Westfalenpost: zu Energiegipfel
Hagen (ots)
Der eine möchte kein Windrad sehen, wenn er aus dem Wohnzimmerfenster blickt. Der andere protestiert gegen die höhere Stromleitungs-Trasse, die sich demnächst durch seine Stadt schlängeln soll. Der Dritte fürchtet sich vor Gas-Bohrungen, weil sie das Trinkwasser gefährden könnten. Der Vierte stimmt gegen Biogas-Anlagen, weil er sie nicht riechen kann. Der Fünfte verteufelt die Kohle, denn sie erzeugt CO2. Und dem Sechsten fällt bestimmt auch noch etwas ein, gegen das er vehement Einspruch erheben kann. Angst vor den negativen Folgen der Atomkraft haben jetzt sowieso alle. Bei der Diskussion über die Energieversorgung der Zukunft regiert das Sankt-Florians-Prinzip. Jeder ist für Öko, selbst betroffen sein möchte er aber nicht.
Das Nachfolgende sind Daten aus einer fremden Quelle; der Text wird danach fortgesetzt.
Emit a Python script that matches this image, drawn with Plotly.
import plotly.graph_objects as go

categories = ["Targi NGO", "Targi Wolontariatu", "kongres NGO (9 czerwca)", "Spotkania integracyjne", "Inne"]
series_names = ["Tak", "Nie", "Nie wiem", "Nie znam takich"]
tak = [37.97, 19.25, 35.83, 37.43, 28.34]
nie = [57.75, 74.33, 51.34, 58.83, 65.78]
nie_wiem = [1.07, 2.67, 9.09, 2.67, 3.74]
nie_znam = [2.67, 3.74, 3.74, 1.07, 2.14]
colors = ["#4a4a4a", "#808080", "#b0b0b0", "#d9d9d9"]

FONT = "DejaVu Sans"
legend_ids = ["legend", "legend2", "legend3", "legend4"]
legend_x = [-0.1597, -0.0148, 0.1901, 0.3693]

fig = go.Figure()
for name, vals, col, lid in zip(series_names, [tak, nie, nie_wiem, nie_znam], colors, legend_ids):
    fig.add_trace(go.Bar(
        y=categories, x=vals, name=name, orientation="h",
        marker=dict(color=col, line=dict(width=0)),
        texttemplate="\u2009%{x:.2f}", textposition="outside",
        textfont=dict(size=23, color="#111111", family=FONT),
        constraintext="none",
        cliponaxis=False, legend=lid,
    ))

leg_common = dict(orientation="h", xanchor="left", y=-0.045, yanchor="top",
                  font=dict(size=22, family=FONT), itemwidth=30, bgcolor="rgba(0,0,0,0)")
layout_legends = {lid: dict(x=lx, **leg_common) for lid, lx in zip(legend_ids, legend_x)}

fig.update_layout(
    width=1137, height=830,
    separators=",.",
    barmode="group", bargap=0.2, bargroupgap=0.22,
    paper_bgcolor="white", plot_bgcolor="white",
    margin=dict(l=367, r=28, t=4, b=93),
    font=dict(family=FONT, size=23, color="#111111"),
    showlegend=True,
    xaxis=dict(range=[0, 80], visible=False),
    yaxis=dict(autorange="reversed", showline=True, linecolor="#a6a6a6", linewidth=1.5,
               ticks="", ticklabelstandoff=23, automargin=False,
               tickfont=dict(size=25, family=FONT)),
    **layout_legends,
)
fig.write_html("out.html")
Das ist nachvollziehbar, weil menschlich. Beheben lassen sich die Probleme - die ja durch Fukushima nicht ausgelöst, sondern nur verschärft wurden - so allerdings nicht. Die von Angela Merkel beschworene Energiewende kann nur gelingen, wenn wir bereit sind, eine Menge unbequemer Wahrheiten zu akzeptieren. Dazu gehört es auch, den Bürgern beim Thema Finanzierung reinen Wein einzuschenken: Energie wird teurer! Denn wir müssen in Neues investieren und gleichzeitig noch lange für Altes, nämlich die Kosten der Atomkraft, aufkommen. Mündige, aufgeklärte Bürger wissen das. Deshalb bietet sich der Bundesregierung derzeit eine einmalige Chance: Sie könnte eine breite Mehrheit der Bevölkerung hinter sich versammeln, die sie mit einer Strategie überzeugt, die das Adjektiv "nachhaltig" endlich einmal verdient. Dazu aber gehören Ehrlichkeit und Mut. Tugenden mit Seltenheitswert. Beispiel gefällig? Schwarz-Gelb erhebt den Anspruch, die Zahl der energetischen Gebäudesanierungen verdoppeln zu wollen, kürzt jedoch gleichzeitig dafür die Mittel. Planungssicherheit für Eigenheimbesitzer und Handwerker lässt sich auf diese Weise sicher nicht herstellen. Energieeffizienz birgt ein enormes Potenzial für das Erreichen der Klimaschutzziele, ohne Förderung lässt sich dieser Schatz jedoch nicht heben. Die Investition wird sich am Ende auszahlen. Ehrlichkeit übrigens auch.